Source data:
--- Begin ---
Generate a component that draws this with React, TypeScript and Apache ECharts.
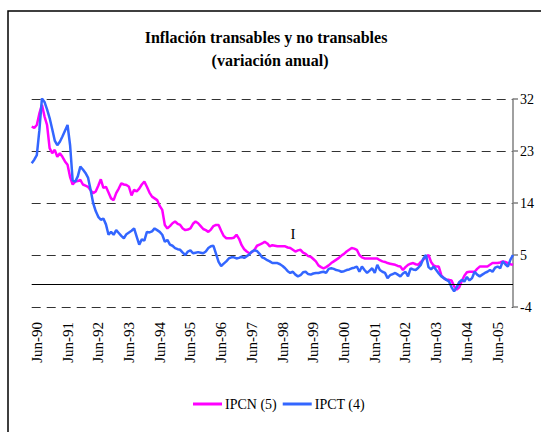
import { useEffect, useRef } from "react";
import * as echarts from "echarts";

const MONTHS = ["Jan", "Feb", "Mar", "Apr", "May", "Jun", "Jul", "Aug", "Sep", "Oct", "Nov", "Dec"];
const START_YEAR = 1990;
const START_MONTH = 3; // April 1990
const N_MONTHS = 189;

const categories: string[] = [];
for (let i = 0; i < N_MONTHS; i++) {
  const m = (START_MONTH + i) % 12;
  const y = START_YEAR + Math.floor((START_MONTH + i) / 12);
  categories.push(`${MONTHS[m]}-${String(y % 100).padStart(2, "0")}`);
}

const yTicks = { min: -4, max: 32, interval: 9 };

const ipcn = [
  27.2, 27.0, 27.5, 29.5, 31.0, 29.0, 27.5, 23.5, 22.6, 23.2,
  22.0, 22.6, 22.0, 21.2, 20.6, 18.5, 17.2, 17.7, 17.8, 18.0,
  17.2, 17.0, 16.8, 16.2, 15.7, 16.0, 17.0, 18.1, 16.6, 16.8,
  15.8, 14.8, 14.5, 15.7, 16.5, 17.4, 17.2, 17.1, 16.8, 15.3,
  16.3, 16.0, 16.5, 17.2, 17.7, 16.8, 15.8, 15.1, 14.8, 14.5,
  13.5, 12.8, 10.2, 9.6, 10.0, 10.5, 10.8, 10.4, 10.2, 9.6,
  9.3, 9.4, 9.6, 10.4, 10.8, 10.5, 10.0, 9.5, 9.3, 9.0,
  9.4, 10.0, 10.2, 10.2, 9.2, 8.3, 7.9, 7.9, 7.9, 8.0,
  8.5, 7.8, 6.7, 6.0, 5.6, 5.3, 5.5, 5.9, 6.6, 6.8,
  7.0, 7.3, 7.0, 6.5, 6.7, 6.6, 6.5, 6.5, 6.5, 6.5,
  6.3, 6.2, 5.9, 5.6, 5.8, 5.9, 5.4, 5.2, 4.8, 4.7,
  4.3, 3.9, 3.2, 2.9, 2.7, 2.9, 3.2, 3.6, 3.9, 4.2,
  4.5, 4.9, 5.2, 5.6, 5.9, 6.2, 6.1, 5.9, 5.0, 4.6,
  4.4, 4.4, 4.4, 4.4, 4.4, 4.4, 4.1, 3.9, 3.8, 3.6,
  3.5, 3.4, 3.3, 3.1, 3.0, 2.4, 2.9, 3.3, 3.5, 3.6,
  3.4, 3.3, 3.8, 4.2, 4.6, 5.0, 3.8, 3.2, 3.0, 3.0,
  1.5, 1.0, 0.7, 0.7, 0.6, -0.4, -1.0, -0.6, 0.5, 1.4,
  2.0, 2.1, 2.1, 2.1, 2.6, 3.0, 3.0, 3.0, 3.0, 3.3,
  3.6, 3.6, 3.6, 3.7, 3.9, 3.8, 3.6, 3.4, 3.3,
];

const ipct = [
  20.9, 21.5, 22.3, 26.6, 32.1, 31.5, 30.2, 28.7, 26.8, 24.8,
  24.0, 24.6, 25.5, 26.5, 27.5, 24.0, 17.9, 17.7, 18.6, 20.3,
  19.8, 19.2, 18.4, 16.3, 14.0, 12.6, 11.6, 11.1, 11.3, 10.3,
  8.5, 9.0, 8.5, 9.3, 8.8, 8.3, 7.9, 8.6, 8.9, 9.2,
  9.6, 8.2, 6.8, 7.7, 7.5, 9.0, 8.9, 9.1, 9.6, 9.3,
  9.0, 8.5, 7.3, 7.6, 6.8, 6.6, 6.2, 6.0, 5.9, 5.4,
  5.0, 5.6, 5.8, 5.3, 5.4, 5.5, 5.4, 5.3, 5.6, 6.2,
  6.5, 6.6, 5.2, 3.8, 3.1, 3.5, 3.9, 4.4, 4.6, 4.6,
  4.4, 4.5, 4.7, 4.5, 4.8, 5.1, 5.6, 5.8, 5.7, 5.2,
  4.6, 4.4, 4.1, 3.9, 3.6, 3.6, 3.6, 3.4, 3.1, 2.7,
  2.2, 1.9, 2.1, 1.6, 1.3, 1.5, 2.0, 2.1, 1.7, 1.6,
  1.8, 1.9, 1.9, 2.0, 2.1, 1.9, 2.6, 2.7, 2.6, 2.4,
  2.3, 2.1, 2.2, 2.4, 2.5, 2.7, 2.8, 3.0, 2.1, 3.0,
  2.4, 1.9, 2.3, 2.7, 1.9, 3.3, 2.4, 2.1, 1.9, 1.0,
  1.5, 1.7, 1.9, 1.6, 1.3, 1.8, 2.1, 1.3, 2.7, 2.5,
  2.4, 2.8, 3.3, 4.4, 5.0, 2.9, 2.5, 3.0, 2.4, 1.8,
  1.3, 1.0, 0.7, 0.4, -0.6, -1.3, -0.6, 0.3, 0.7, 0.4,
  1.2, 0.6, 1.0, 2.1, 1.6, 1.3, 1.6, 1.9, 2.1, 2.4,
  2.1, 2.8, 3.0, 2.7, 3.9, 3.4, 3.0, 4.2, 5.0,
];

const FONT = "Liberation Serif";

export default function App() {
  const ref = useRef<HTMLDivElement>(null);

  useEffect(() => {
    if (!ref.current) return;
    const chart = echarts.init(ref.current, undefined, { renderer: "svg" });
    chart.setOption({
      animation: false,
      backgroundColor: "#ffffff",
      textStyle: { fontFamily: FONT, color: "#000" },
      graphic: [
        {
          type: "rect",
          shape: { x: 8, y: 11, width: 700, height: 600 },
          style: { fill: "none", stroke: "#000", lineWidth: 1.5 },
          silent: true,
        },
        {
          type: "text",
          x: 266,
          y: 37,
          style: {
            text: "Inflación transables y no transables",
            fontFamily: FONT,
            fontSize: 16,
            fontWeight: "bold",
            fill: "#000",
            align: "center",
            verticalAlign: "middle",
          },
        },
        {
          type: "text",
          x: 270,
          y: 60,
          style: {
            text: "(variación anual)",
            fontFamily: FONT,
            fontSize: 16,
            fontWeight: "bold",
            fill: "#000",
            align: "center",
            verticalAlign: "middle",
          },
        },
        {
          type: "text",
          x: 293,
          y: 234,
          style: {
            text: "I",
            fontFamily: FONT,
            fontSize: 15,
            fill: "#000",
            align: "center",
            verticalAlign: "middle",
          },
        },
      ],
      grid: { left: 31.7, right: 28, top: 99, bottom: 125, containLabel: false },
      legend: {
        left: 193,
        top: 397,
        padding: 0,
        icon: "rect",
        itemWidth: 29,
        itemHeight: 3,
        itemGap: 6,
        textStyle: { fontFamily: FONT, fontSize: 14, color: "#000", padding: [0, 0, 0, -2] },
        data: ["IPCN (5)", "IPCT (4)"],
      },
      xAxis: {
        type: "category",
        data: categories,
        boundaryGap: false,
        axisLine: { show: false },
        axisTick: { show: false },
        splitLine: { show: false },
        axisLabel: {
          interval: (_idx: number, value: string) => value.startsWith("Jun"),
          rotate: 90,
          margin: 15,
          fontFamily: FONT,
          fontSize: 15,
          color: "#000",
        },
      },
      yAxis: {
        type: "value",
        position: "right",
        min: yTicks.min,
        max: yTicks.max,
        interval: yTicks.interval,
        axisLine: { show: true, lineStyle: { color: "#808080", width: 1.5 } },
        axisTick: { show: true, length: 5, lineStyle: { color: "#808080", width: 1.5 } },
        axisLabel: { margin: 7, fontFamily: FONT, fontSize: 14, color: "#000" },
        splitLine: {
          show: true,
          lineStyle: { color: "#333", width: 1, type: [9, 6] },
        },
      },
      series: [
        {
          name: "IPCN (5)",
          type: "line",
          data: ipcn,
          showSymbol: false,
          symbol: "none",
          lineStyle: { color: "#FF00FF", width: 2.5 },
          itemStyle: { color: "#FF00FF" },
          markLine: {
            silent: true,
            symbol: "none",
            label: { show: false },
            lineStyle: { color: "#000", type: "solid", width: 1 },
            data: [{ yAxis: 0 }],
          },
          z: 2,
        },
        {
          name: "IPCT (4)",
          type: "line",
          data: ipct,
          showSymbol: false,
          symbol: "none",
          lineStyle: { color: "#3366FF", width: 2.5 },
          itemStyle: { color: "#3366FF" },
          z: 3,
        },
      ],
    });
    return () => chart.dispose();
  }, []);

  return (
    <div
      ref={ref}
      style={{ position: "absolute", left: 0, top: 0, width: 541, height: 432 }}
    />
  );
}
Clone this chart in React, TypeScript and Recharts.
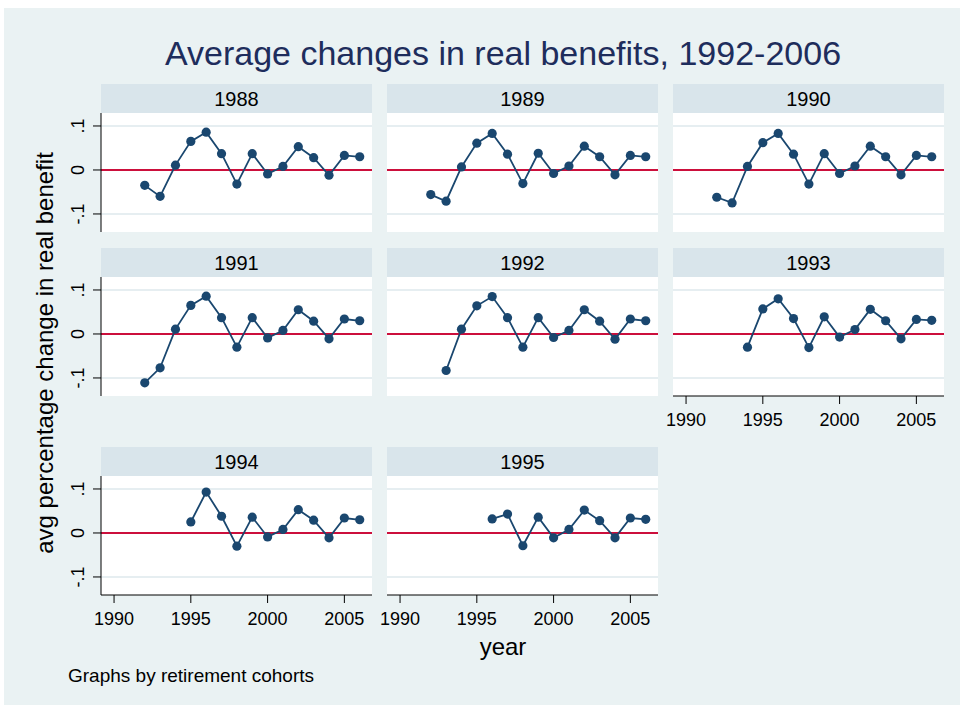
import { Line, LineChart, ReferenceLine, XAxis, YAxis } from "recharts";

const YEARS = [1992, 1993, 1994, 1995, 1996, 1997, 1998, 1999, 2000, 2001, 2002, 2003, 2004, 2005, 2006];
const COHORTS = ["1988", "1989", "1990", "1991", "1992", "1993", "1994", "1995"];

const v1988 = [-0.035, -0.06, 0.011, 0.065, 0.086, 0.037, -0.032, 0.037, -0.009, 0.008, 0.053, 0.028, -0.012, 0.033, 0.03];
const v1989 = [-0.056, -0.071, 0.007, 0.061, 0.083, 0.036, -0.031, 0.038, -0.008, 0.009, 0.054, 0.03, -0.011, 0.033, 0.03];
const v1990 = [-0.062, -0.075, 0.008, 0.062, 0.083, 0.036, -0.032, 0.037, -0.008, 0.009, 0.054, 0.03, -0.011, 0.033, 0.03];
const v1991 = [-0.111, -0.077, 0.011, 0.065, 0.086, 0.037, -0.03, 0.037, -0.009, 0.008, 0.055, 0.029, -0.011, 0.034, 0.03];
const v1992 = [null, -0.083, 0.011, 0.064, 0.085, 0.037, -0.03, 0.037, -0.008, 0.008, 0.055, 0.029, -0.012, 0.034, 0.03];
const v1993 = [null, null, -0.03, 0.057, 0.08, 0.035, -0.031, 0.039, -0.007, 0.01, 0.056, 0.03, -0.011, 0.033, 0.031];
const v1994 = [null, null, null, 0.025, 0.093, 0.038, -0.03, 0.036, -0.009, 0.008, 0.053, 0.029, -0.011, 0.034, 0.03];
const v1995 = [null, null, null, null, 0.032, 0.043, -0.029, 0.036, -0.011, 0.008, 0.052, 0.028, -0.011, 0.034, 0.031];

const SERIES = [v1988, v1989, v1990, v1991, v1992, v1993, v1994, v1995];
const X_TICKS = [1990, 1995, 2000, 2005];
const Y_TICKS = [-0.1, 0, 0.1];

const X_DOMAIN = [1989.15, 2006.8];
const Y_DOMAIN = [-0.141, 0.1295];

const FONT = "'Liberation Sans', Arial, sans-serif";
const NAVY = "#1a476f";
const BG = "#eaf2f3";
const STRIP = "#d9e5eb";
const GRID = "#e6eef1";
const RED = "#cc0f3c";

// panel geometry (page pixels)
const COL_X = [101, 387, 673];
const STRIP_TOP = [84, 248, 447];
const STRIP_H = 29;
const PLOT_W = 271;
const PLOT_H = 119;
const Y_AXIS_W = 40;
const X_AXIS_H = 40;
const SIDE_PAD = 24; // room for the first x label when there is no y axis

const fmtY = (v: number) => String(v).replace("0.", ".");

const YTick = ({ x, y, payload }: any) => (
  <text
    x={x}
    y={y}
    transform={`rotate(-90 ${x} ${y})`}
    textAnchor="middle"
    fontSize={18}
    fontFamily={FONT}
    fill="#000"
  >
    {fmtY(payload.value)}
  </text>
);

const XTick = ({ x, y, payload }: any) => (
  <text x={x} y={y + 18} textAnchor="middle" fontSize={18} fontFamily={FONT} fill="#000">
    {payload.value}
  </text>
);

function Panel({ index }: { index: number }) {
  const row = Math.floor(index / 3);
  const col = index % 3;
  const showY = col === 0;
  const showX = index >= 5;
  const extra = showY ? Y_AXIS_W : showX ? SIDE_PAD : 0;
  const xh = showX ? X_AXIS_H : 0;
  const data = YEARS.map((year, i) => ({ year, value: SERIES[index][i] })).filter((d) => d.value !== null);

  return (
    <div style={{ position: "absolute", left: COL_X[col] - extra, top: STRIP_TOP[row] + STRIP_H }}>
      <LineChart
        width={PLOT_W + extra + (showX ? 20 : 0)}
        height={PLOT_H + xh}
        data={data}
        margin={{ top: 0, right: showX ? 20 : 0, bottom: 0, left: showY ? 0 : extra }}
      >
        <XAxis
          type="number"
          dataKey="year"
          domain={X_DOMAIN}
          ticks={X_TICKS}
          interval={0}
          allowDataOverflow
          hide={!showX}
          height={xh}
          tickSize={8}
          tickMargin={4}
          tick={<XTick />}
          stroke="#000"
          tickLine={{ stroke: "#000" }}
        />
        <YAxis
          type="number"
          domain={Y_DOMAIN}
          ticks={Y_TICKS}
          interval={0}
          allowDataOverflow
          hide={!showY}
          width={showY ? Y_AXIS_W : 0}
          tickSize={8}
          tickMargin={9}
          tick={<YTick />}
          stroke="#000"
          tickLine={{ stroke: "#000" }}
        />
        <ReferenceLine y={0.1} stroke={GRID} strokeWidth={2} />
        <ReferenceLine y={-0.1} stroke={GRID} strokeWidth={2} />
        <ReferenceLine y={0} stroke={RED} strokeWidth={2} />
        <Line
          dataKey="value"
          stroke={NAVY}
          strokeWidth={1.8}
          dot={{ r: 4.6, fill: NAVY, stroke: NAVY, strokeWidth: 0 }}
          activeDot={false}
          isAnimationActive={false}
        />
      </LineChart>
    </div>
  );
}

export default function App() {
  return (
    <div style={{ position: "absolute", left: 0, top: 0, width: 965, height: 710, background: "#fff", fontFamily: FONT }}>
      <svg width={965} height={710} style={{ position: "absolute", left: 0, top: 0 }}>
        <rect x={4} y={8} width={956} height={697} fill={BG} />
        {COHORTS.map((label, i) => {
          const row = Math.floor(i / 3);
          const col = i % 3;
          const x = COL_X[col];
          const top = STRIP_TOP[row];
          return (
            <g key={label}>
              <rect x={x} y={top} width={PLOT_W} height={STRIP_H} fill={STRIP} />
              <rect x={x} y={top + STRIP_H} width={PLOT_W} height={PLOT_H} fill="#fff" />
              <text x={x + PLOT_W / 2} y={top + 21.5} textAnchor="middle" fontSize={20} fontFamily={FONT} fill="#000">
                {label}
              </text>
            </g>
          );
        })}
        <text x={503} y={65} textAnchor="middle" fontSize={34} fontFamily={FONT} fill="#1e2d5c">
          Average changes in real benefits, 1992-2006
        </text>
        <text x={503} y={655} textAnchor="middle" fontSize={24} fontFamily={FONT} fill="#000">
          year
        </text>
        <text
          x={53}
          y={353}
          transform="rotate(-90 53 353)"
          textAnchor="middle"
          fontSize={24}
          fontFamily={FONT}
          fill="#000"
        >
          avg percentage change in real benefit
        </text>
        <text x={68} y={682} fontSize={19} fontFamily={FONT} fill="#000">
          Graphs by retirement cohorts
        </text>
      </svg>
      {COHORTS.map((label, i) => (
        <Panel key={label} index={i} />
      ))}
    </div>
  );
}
--- End ---
● **Written exercise**:
Omit the pictures, then repeat exactly each line from the beginning of the listing through the line with "32, interval: 9".

● **Correct output**:
Generate a component that draws this with React, TypeScript and Apache ECharts.
import { useEffect, useRef } from "react";
import * as echarts from "echarts";

const MONTHS = ["Jan", "Feb", "Mar", "Apr", "May", "Jun", "Jul", "Aug", "Sep", "Oct", "Nov", "Dec"];
const START_YEAR = 1990;
const START_MONTH = 3; // April 1990
const N_MONTHS = 189;

const categories: string[] = [];
for (let i = 0; i < N_MONTHS; i++) {
  const m = (START_MONTH + i) % 12;
  const y = START_YEAR + Math.floor((START_MONTH + i) / 12);
  categories.push(`${MONTHS[m]}-${String(y % 100).padStart(2, "0")}`);
}

const yTicks = { min: -4, max: 32, interval: 9 };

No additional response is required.